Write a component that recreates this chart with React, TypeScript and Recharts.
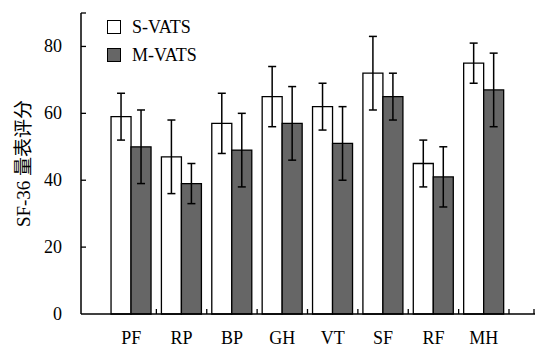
import React from 'react';
import { BarChart, Bar, XAxis, YAxis, ErrorBar, Legend } from 'recharts';

const categories = ['PF', 'RP', 'BP', 'GH', 'VT', 'SF', 'RF', 'MH'];
const sVats = [59, 47, 57, 65, 62, 72, 45, 75];
const sVatsErr = [7, 11, 9, 9, 7, 11, 7, 6];
const mVats = [50, 39, 49, 57, 51, 65, 41, 67];
const mVatsErr = [11, 6, 11, 11, 11, 7, 9, 11];
const yTicks = [0, 20, 40, 60, 80, 90];
const yLabels = ['0', '20', '40', '60', '80', ''];

const data = categories.map((c, i) => ({
  name: c,
  s: sVats[i],
  sErr: sVatsErr[i],
  m: mVats[i],
  mErr: mVatsErr[i],
}));

const FONT = '"Liberation Serif", "Times New Roman", "Noto Sans CJK SC", serif';
const WHITE = '#ffffff';
const DARK = '#666666';

const XTick = (props: any) => {
  const { x, y, payload, index, visibleTicksCount } = props;
  const off = payload && typeof payload.offset === 'number' && payload.offset > 0 ? payload.offset : 25.2;
  const last = index === (visibleTicksCount ?? categories.length) - 1;
  return (
    <g>
      <text x={x} y={y + 30} textAnchor="middle" fontSize={18} fontFamily={FONT} fill="#000">
        {payload.value}
      </text>
      <line x1={x + off} x2={x + off} y1={y} y2={y - 5} stroke="#000" strokeWidth={1.3} />
      {last ? <line x1={x + off + 25} x2={x + off + 25} y1={y} y2={y - 5} stroke="#000" strokeWidth={1.3} /> : null}
    </g>
  );
};

const YTick = (props: any) => {
  const { x, y, payload } = props;
  const idx = yTicks.indexOf(payload.value);
  const label = idx >= 0 ? yLabels[idx] : String(payload.value);
  return (
    <g>
      {payload.value !== 0 ? <line x1={x} x2={x + 5} y1={y} y2={y} stroke="#000" strokeWidth={1.3} /> : null}
      <text x={x - 19} y={y} dy={6} textAnchor="end" fontSize={18} fontFamily={FONT} fill="#000">
        {label}
      </text>
    </g>
  );
};

const LegendContent = () => {
  const items = [
    { label: 'S-VATS', color: WHITE },
    { label: 'M-VATS', color: DARK },
  ];
  return (
    <div style={{ fontFamily: FONT, fontSize: 18, color: '#000' }}>
      {items.map((it) => (
        <div key={it.label} style={{ display: 'flex', alignItems: 'center', height: 28 }}>
          <div
            style={{
              width: 12,
              height: 12,
              background: it.color,
              border: '1px solid #000',
              marginRight: 11,
            }}
          />
          <span style={{ lineHeight: '28px' }}>{it.label}</span>
        </div>
      ))}
    </div>
  );
};

export default function App() {
  return (
    <div style={{ position: 'absolute', left: 0, top: 0, background: '#fff' }}>
      <BarChart
        width={536}
        height={349}
        data={data}
        margin={{ top: 13, right: 1, bottom: 0, left: 0 }}
        barCategoryGap="10%"
        barGap={0}
      >
        <XAxis
          dataKey="name"
          height={35}
          padding={{ left: 25, right: 26 }}
          tickLine={false}
          tickSize={0}
          tickMargin={0}
          axisLine={{ stroke: '#000', strokeWidth: 1.5 }}
          tick={<XTick />}
          interval={0}
        />
        <YAxis
          width={81}
          domain={[0, 90]}
          ticks={yTicks}
          tickLine={false}
          tickSize={0}
          tickMargin={0}
          axisLine={{ stroke: '#000', strokeWidth: 1.5 }}
          tick={<YTick />}
          label={{
            value: 'SF-36 量表评分',
            angle: -90,
            position: 'insideLeft',
            offset: 23,
            fill: '#000',
            style: { textAnchor: 'middle', fontSize: 19, fontFamily: FONT, fill: '#000' },
          }}
        />
        <Legend
          layout="vertical"
          verticalAlign="middle"
          align="center"
          content={<LegendContent />}
          wrapperStyle={{ left: 107, top: 13, width: 120 }}
        />
        <Bar dataKey="s" name="S-VATS" fill={WHITE} stroke="#000" strokeWidth={1.3} isAnimationActive={false}>
          <ErrorBar dataKey="sErr" width={4} stroke="#000" strokeWidth={1.5} isAnimationActive={false} />
        </Bar>
        <Bar dataKey="m" name="M-VATS" fill={DARK} stroke="#000" strokeWidth={1.3} isAnimationActive={false}>
          <ErrorBar dataKey="mErr" width={4} stroke="#000" strokeWidth={1.5} isAnimationActive={false} />
        </Bar>
      </BarChart>
    </div>
  );
}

▶ _WORK REQUIRED_:
Repeat the listing above from its first line through the line that contains "YAxis, ErrorBar, Legend", both included, and nothing more. Drop the pictures.

▶ _ANSWER FOR THE TASK_:
Write a component that recreates this chart with React, TypeScript and Recharts.
import React from 'react';
import { BarChart, Bar, XAxis, YAxis, ErrorBar, Legend } from 'recharts';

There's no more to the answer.